Area II:  Prevent epilepsy and its progression. 

  1. Understand how genes and the control of those genes can influence how a brain may become prone to seizures during brain development. 
  2. Understand how insults to the brain such as trauma, tumors, or neurodegeneration can influence how someone’s brain can develop epilepsy. 
  3. Identify measurable, biological markers to help identify, predict, and monitor the development of seizures and epilepsy so treatments to prevent epilepsy following insult to the brain can be developed. 
  4. Develop animal models and other model systems that more closely align with human epilepsy to better understand and develop treatments to prevent or cure epilepsy in people. 
  5. Develop new therapies to prevent epilepsy or change its progression that also treat the co-occurring conditions such as depression. 
  6. Apply new tools and techniques for the use of large amounts of data from laboratories and from hundreds or thousands of people with epilepsy to our laboratory research to better understand the complexity of the epilepsies. For example, use artificial intelligence to analyze large amounts of data help to understand why individuals with a similar genetic background can have profoundly different symptoms? 

 

Area III.  Improve treatment options for controlling seizures and epilepsy-related conditions while limiting side effects. 

  1. Understand how seizures start, spread, and stop in the brain for different seizure types and different causes of the epilepsies.  Learn about what is happening in the brain in between seizures and how that impacts the person and future seizures.  We also need to learn more about why people have treatment side effects and how they can be prevented. 
  2. Develop knowledge and tools to create and prescribe the best treatment for each person with epilepsy by using personal characteristics, seizure type and form of epilepsy, risk factors, and other health issues that also occur with epilepsy. 
  3. Develop better ways to study the epilepsies that capture the many essential facets of epilepsy in people. Explore new ways to model the epilepsies in the laboratory that might allow for accelerated development of new treatments. 
  4. Develop and improve non-medication treatment options such as surgical approaches, gene therapy, dietary treatments like the ketogenic diet, and devices that detect and prevent or stop seizures. Reduce or eliminate side effects of these treatments.  
  5. Develop better treatments and ways to monitor and report health status for people with epilepsy and their families so they can manage the condition in their home or other non-medical setting. 

 

Area IV. Limit, treat, or prevent other conditions associated with epilepsy including neurodevelopmental and mental health issues, cognitive problems, health-related quality of life concerns, as well as causes of mortality or death. 
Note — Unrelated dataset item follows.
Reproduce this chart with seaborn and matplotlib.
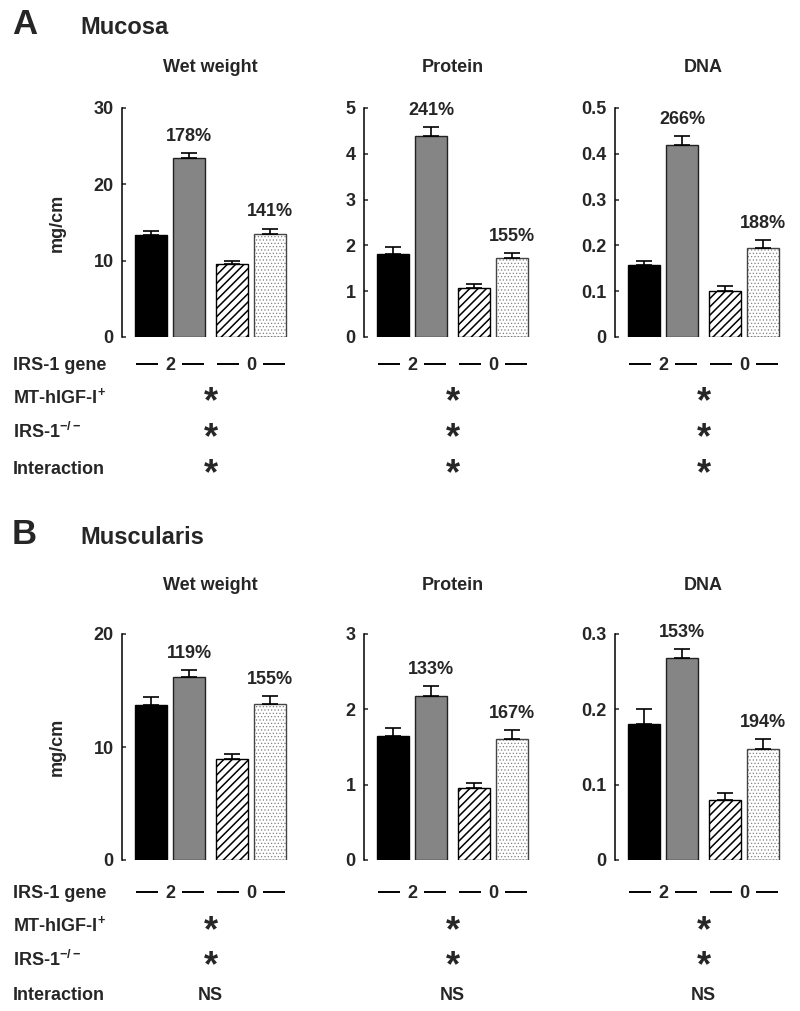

  1. Understand and reduce the effect of epilepsy on non-seizure outcomes such as brain development, mental health, intelligence, reasoning and understanding, and health-related quality of life.  
  2. Understand and limit the effect of epilepsy treatments on non-seizure outcomes, such as brain development, mental health, understanding and awareness, and health-related quality of life. 
  3. Understand non-epileptic seizures not related to epilepsy (also referred to as functional seizures) and improve the treatment options available. 
  4. Understand the causes of and risk factors for sudden unexpected death in epilepsy (SUDEP) and other causes of death in people with epilepsy, and develop preventative strategies and treatments. 
  5. Identify the impact of epilepsy and treatments for the epilepsies on the health of women (fertility, pregnancy, bone health, hormones, mental health, quality of life) and their children (fetal and neonatal development). 
  6. Understand the impact and interaction between sleep and epilepsy and how this impacts non-seizures outcomes. Develop improved treatment options for sleep issues that improve non-seizure outcomes.